As mentioned, I’m not finished with this category in 1993. Stay tuned…
And now for a new category on this here blog where I’ll be covering performances and films that I feel merited some Oscar attention. I’m calling it “Shoulda Been Oscar Contenders” and I’ll start with a breakout comedic turn from the mid 90s.
Nathan Lane was mostly known as a stage performer in 1996. While he was featured in supporting turns in a few features, his best known cinematic work was as the voice of Timon in Disney’s 1994 animated blockbuster The Lion King. That all changed two years later when he was cast as Albert, life partner to Robin Williams in The Birdcage from director Mike Nichols.
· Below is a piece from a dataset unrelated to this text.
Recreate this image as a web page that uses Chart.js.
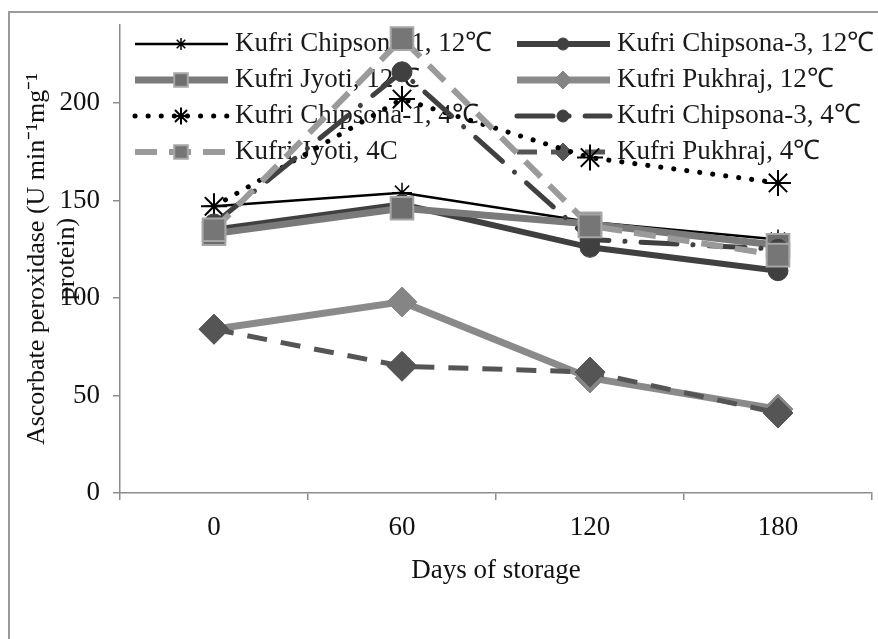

A remake of the 1978 French hit La Cage aux Folles, the pic pleased audiences and critics alike.
Even with the inclusion of high profile thespians like Williams, Gene Hackman, and Dianne Wiest (all previous or eventual Oscar recipients), it was Lane’s performance that stole the show. The Hollywood Foreign Press took notice and nominated him for Best Actor in a Musical/Comedy (he lost to Tom Cruise in Jerry Maguire).
My guess is that the Academy considered him in the supporting race, but he didn’t make the cut. Looking over the five nominees in 1996, I would easily take out James Woods (Ghosts of Mississippi) to make room for Lane. This is the first post in this new series, but I know it won’t be the last to hone in on a performance played mostly for laughs. The Academy is notorious for ignoring those roles. They shouldn’t have this time and you’ll see examples of others quite soon.